6. En quatrième lieu, les dispositions de la directive 2008/115/CE du Parlement et du Conseil du 16 décembre 2008 relative aux normes et procédures communes applicables dans les Etats membres au retour des ressortissants de pays tiers en séjour irrégulier, ont été transposées en droit interne par la loi du 16 juin 2011 relative à l'immigration, à l'intégration et à la nationalité et son décret d'application du 8 juillet 2011. Ainsi, M. E... ne peut utilement invoquer l'article 5 de la directive 2008/115/CE du Parlement et du Conseil du 16 décembre 2008 pour contester la légalité de la décision portant obligation de quitter le territoire français.
7. En cinquième lieu, les dispositions de l'article L. 743-2 du code de l'entrée et du séjour des étrangers et du droit d'asile s'appliquent par dérogation à l'article L. 743-1 du même code. En l'espèce, il est constant que M. E... entrait dans le champ de l'article L. 743-1, dès lors que sa demande d'asile a été rejetée par la Cour nationale du droit d'asile le 17 janvier 2018. Par suite, le requérant ne peut utilement invoquer les dispositions de l'article L. 743-2 du code de l'entrée et du séjour des étrangers et du droit d'asile.
8. En sixième lieu, à supposer que le requérant ait entendu soulever le moyen tiré du défaut d'examen de sa situation, en particulier au regard de l'article L. 743-3 du code de l'entrée et du séjour des étrangers et du droit d'asile, il ne ressort pas des pièces du dossier, et notamment pas des termes de la décision, que le préfet s'est abstenu de procéder à un examen particulier de sa situation personnelle.

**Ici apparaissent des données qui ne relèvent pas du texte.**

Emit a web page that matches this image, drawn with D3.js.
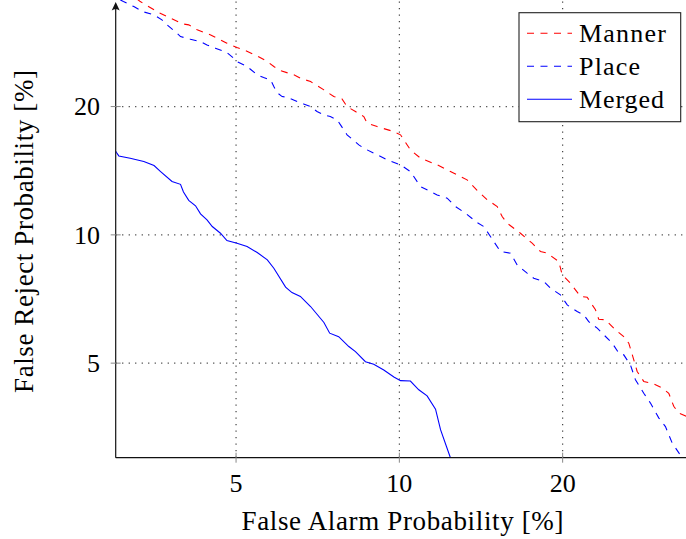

9. En dernier lieu, le moyen tiré de la méconnaissance de l'article 8 de la convention européenne de sauvegarde des droits de l'homme et des libertés fondamentales, que le requérant reprend en appel sans apporter aucun élément de fait ou de droit nouveau, doit être écarté par adoption des motifs retenus à bon droit par le premier juge.
Sur la décision fixant le pays de renvoi :
10. A l'appui de sa demande devant le tribunal administratif de Nantes, M. E... soutenait que la décision fixant le pays de destination méconnaissait les stipulations de l'article 8 de la convention européenne de sauvegarde des droits de l'homme et des libertés fondamentales. Le tribunal administratif, qui ne s'est pas prononcé sur ce moyen et ne l'a pas visé, a ainsi entaché sur ce point son jugement d'une irrégularité. Il y a lieu, par suite, d'annuler ce jugement dans cette mesure.
11. Il résulte de ce qui précède qu'il y a lieu de statuer immédiatement, et par la voie de l'évocation, sur les conclusions de M. E... tendant à l'annulation de la décision fixant le pays de destination.
12. En premier lieu, l'arrêté a été signé par M. C..., directeur de la règlementation et des libertés publiques de la préfecture de la Loire-Atlantique. Par arrêté du 29 décembre 2017 publié le même jour au recueil des actes administratifs de la préfecture, la préfète lui a donné délégation à l'effet de signer notamment les décisions portant refus de titre de séjour, obligation de quitter le territoire français et fixant le pays de renvoi. Dès lors, le moyen tiré de l'incompétence de l'auteur de l'acte doit être écarté.
13. En deuxième lieu, la décision fixant le pays de destination comporte les considérations de droit et de fait qui en constituent le fondement. Elle se réfère notamment aux stipulations de l'article 3 de la convention européenne de sauvegarde des droits de l'homme et des libertés fondamentales et à l'absence de justification par l'intéressé de l'existence d'une menace personnelle en cas de retour dans son pays d'origine. Dès lors, la décision fixant le pays de destination est suffisamment motivée.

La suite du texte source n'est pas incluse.